I like the period of the Second World War, because it was poignant and tragic and I know it well. It is also very popular with readers who cannot get enough of it. First of all, you plan your main characters and the setting for their lives and then just decide how they will unfold.
What is your typical writing day like? Do you have any rituals or habits?
I write every morning on a laptop. Sometimes I revise in the afternoons. I used to write all day but I find that the morning is when the best ideas come and work done in the afternoon can be laboured. No, I don’t have rituals. I just get on and write.
Which song would best describe you and why?
I don’t think I could name a song that describes me. I like country music as well as ballads.
Which fictional character is most like you?
I don’t consciously write myself into any of the characters, but I imagine that many of their thoughts and values echo mine.
Do you feel that plot or characters are more important and what elements do you think make a good novel?
I think they are of equal importance. I believe my books are probably character led, but you need drama, mystery and emotional scenes to grip a reader’s attention and hold it. While the characters must live and not be wooden or stereotype, the plot needs to move at a good pace. However, sometimes, it is necessary to start slowly so that you build the interest and then surprise the reader when violence or passion occurs. It is good if you can grab attention on the first page, but some plots don’t lend themselves to an immediate crisis. I think you can do that more in romance or erotic but in saga it usually needs a slower pace for a start, but that doesn’t mean dull. Catch the reader with something that they find intriguing and then build.
Which authors have influenced you most? Is there one book or author that is your favourite?
I believe many books entertain for different reasons. I suppose my all-time favourite story would be Gone With the Wind. I like lots of authors and it depends what I’m into at the time. At the moment I’m enjoying Viking books.
What is next for the characters of Mulberry Lane?
The war drags on and brings new people to the lane. Tragedy strikes for some of the residents and there is new love and new life.
Maureen has both sorrow and hope, proving how strong and resilient she is, and Janet will move on with her life. Peggy will be torn between love and duty.

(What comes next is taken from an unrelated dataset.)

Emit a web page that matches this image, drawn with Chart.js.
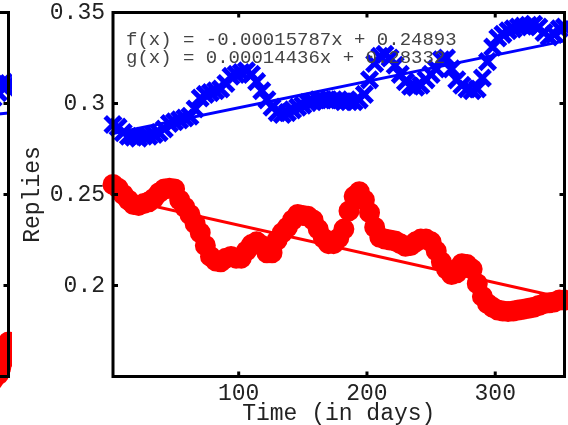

Do you have any more advice for new writers?
First of all research the genre you want to write and the publishers so that you know who is likely to be interested in your work. Most main stream publishers will ask for you to be registered with an agent, but some will look at work you submit yourself. To save time research or ask. Some publishers like Aria advertise for submissions on their website and they are a good firm for new writers to approach.

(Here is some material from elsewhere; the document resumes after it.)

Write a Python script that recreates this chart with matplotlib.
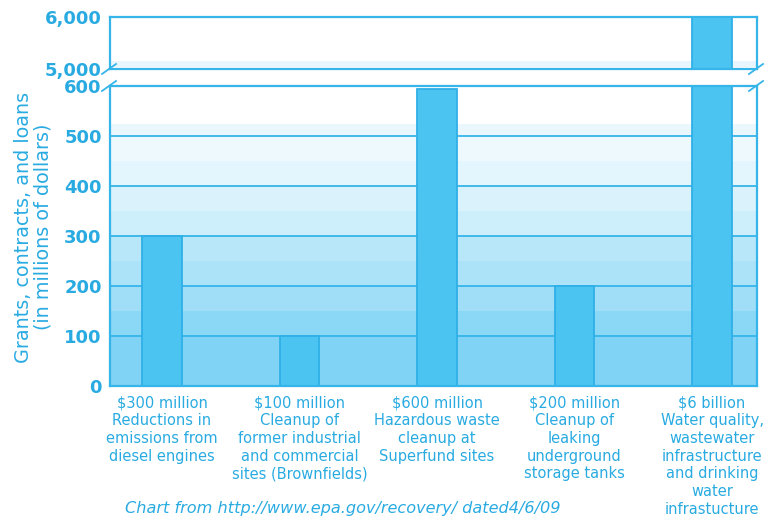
import matplotlib
matplotlib.use("Agg")
import matplotlib.pyplot as plt
import numpy as np

# ---- data ----
categories = [
    "$300 million\nReductions in\nemissions from\ndiesel engines",
    "$100 million\nCleanup of\nformer industrial\nand commercial\nsites (Brownfields)",
    "$600 million\nHazardous waste\ncleanup at\nSuperfund sites",
    "$200 million\nCleanup of\nleaking\nunderground\nstorage tanks",
    "$6 billion\nWater quality,\nwastewater\ninfrastructure\nand drinking\nwater\ninfrastucture",
]
values = [300, 100, 595, 200, 6000]
lower_ticks = [0, 100, 200, 300, 400, 500, 600]
upper_ticks = [5000, 6000]
upper_tick_labels = ["5,000", "6,000"]
ylabel = "Grants, contracts, and loans\n(in millions of dollars)"
source = "Chart from http://www.epa.gov/recovery/ dated4/6/09"

# ---- style ----
TXT = "#29abe2"
LINE = "#35b5ea"
BAR = "#4cc4f2"
BAR_EDGE = "#2fb0e6"
band_edges = [0, 100, 150, 200, 250, 300, 350, 400, 450, 500, 525]
band_colors = ["#80d3f5", "#8ad7f6", "#a0def8", "#ade3f9", "#b9e7fa",
               "#cdeefb", "#d9f2fc", "#e3f5fd", "#eef9fe", "#eaf7fd"]

W, H = 768, 518
fig = plt.figure(figsize=(W / 100, H / 100), dpi=100)
left, right = 110 / W, 757 / W
ax_lo = fig.add_axes([left, 1 - 386 / H, right - left, (386 - 86) / H])
ax_hi = fig.add_axes([left, 1 - 69 / H, right - left, (69 - 17) / H])

x = np.arange(len(values))
xlim = (-0.378, 4.327)
bw = 0.29

for ax in (ax_lo, ax_hi):
    ax.set_xlim(*xlim)
    for s in ax.spines.values():
        s.set_color(LINE)
        s.set_linewidth(1.6)
    ax.tick_params(axis="both", length=0, colors=TXT, labelsize=13, pad=6)
    ax.set_xticks([])

# background bands lower
for i, c in enumerate(band_colors):
    ax_lo.axhspan(band_edges[i], band_edges[i + 1], color=c, lw=0, zorder=0)
ax_hi.axhspan(5030, 5160, color="#eaf6fd", lw=0, zorder=0)

# gridlines
for t in lower_ticks[1:-1]:
    ax_lo.axhline(t, color=LINE, lw=1.3, zorder=1)

ax_lo.bar(x, values, width=bw, color=BAR, edgecolor=BAR_EDGE, lw=1.3, zorder=2)
ax_hi.bar(x, values, width=bw, color=BAR, edgecolor=BAR_EDGE, lw=1.3, zorder=2)

ax_lo.set_ylim(0, 600)
ax_hi.set_ylim(5000, 6000)
ax_lo.set_yticks(lower_ticks)
ax_hi.set_yticks(upper_ticks)
ax_hi.set_yticklabels(upper_tick_labels)
for ax in (ax_lo, ax_hi):
    for lab in ax.get_yticklabels():
        lab.set_fontweight("bold")
        lab.set_color(TXT)

# category labels
for xi, lab in zip(x, categories):
    ax_lo.annotate(lab, xy=(xi, 0), xycoords="data", xytext=(0, -7),
                   textcoords="offset points", ha="center", va="top",
                   fontsize=10.5, color=TXT, linespacing=1.22,
                   fontweight="medium", annotation_clip=False)

# y label
fig.text(33 / W, 1 - 227 / H, ylabel, rotation=90, ha="center", va="center",
         fontsize=13.8, color=TXT, linespacing=1.05)

# break marks
for xf in (left, right):
    for yy in (1 - 69 / H, 1 - 86 / H):
        fig.add_artist(plt.Line2D([xf - 8 / W, xf + 6 / W], [yy - 5 / H, yy + 5 / H],
                                  color=LINE, lw=1.3, transform=fig.transFigure))

# source
fig.text(125 / W, 1 - 501 / H, source, ha="left", va="top", fontsize=11.6,
         style="italic", color=TXT)

fig.savefig("out.png", dpi=100)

Writing is something that comes naturally to a true writer but most will need to hone their craft. Having someone to read a bit of your work before you submit and give you an opinion is a help but not compulsory. The main thing is to feel the compulsion to write so that you are haunted by characters and plots that demand to be brought to life. If you sit for ages staring at a blank page, consider if you really want to write. It is not an easy job and hard work.
Even if a publisher actually reads and likes what you’ve done, you will be asked to do lots of rewriting and editing. So you need, in my opinion, to be driven. If that’s how you feel, you will just do it and even if for a start it comes out all wrong, you will learn.
I hope this has been of help and good luck to all new writers. It took years for me to become an established writer and so I know it’s easy to give up, but don’t.
About the book
1941 Mulberry Lane, London. War rages but new life brings new hope. Perfect for fans of Katie Flynn and Cathy Sharp.
Times are hard for all on Mulberry Lane as the war rages into yet another year. Desperate times push people into dangerous situations, and the residents of Mulberry Lane are not exempt.
Menacing shadows lurk on dark street corners, threatening the safety of those who are alone and vulnerable. When Peggy’s twins are born early Maureen and Nellie are there to lend a helping hand.
The mothers of Mulberry Lane stick together despite the grim conditions of war-torn London and a shadowy fear that stalks their lives.
Neighbours and friends look out for each other and new life brings hope and joy to the Lane.
About the author
Rosie is happily married and lives in a quiet village in East Anglia.
Writing books is a passion for Rosie, she also likes to read, watch good films and enjoys holidays in the sunshine. She loves shoes and adores animals, especially squirrels and dogs.